-- START DATA EXCERPT --
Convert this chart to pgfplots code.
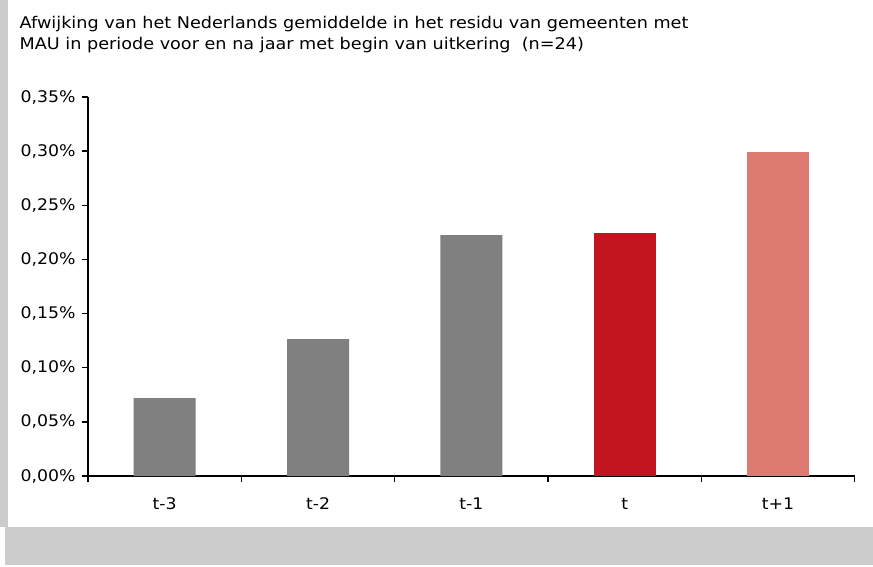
\documentclass[border=0pt]{standalone}
\usepackage{pgfplots}
\pgfplotsset{compat=1.18}
\usepackage{fontspec}
\setmainfont{DejaVu Sans}[FakeStretch=1.08]
\newfontfamily\titlefont{DejaVu Sans}[FakeStretch=1.095]
\definecolor{bgray}{HTML}{CCCCCC}
\definecolor{bargray}{HTML}{808080}
\definecolor{barred}{HTML}{C1151F}
\definecolor{barsalmon}{HTML}{DD7B70}
\begin{document}
\begin{tikzpicture}
\path[use as bounding box, fill=white] (0,0) rectangle (873pt,566pt);
\fill[bgray] (0,39pt) rectangle (8pt,566pt);
\fill[bgray] (5pt,1pt) rectangle (873pt,39pt);
\node[anchor=base west, align=left, inner sep=0pt, font=\titlefont\fontsize{16.1}{21.7}\selectfont] at (19.5pt,516pt)
 {Afwijking van het Nederlands gemiddelde in het residu van gemeenten met\\MAU in periode voor en na jaar met begin van uitkering\ \ (n=24)};
\begin{axis}[
  at={(88pt,90pt)}, anchor=south west,
  scale only axis, width=766.7pt, height=379pt,
  xmin=0.5, xmax=5.5, ymin=0, ymax=0.35,
  axis lines*=left,
  axis line style={line width=1.8pt, black},
  ybar, bar width=62pt,
  ytick={0,0.05,0.1,0.15,0.2,0.25,0.3,0.35},
  yticklabel={\pgfmathprintnumber[fixed,fixed zerofill,precision=2,use comma]{\tick}\%},
  /pgf/number format/assume math mode=true,
  ytick style={line width=1.5pt, black},
  y tick label style={font=\fontsize{16}{18}\selectfont, xshift=-3pt},
  tick align=outside, major tick length=6pt,
  xtick={1,2,3,4,5},
  xticklabels={t-3,t-2,t-1,t,t+1},
  x tick style={draw=none},
  x tick label style={font=\fontsize{16}{18}\selectfont, text height=11.5pt, text depth=0pt, yshift=-12pt},
  extra x ticks={0.5,1.5,2.5,3.5,4.5,5.5},
  extra x tick labels={},
  extra x tick style={x tick style={draw=black, line width=1.5pt}},
  clip=false,
]
\addplot[fill=bargray, draw=none, bar shift=0pt] coordinates {(1,0.0720) (2,0.1265) (3,0.2225)};
\addplot[fill=barred, draw=none, bar shift=0pt] coordinates {(4,0.2240)};
\addplot[fill=barsalmon, draw=none, bar shift=0pt] coordinates {(5,0.2990)};
\end{axis}
\end{tikzpicture}
\end{document}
-- END DATA EXCERPT --
▶ THE PROBLEM
Write out the listing above exactly as it stands, pictures excluded.

▶ CORRECT RESULT
Convert this chart to pgfplots code.
\documentclass[border=0pt]{standalone}
\usepackage{pgfplots}
\pgfplotsset{compat=1.18}
\usepackage{fontspec}
\setmainfont{DejaVu Sans}[FakeStretch=1.08]
\newfontfamily\titlefont{DejaVu Sans}[FakeStretch=1.095]
\definecolor{bgray}{HTML}{CCCCCC}
\definecolor{bargray}{HTML}{808080}
\definecolor{barred}{HTML}{C1151F}
\definecolor{barsalmon}{HTML}{DD7B70}
\begin{document}
\begin{tikzpicture}
\path[use as bounding box, fill=white] (0,0) rectangle (873pt,566pt);
\fill[bgray] (0,39pt) rectangle (8pt,566pt);
\fill[bgray] (5pt,1pt) rectangle (873pt,39pt);
\node[anchor=base west, align=left, inner sep=0pt, font=\titlefont\fontsize{16.1}{21.7}\selectfont] at (19.5pt,516pt)
 {Afwijking van het Nederlands gemiddelde in het residu van gemeenten met\\MAU in periode voor en na jaar met begin van uitkering\ \ (n=24)};
\begin{axis}[
  at={(88pt,90pt)}, anchor=south west,
  scale only axis, width=766.7pt, height=379pt,
  xmin=0.5, xmax=5.5, ymin=0, ymax=0.35,
  axis lines*=left,
  axis line style={line width=1.8pt, black},
  ybar, bar width=62pt,
  ytick={0,0.05,0.1,0.15,0.2,0.25,0.3,0.35},
  yticklabel={\pgfmathprintnumber[fixed,fixed zerofill,precision=2,use comma]{\tick}\%},
  /pgf/number format/assume math mode=true,
  ytick style={line width=1.5pt, black},
  y tick label style={font=\fontsize{16}{18}\selectfont, xshift=-3pt},
  tick align=outside, major tick length=6pt,
  xtick={1,2,3,4,5},
  xticklabels={t-3,t-2,t-1,t,t+1},
  x tick style={draw=none},
  x tick label style={font=\fontsize{16}{18}\selectfont, text height=11.5pt, text depth=0pt, yshift=-12pt},
  extra x ticks={0.5,1.5,2.5,3.5,4.5,5.5},
  extra x tick labels={},
  extra x tick style={x tick style={draw=black, line width=1.5pt}},
  clip=false,
]
\addplot[fill=bargray, draw=none, bar shift=0pt] coordinates {(1,0.0720) (2,0.1265) (3,0.2225)};
\addplot[fill=barred, draw=none, bar shift=0pt] coordinates {(4,0.2240)};
\addplot[fill=barsalmon, draw=none, bar shift=0pt] coordinates {(5,0.2990)};
\end{axis}
\end{tikzpicture}
\end{document}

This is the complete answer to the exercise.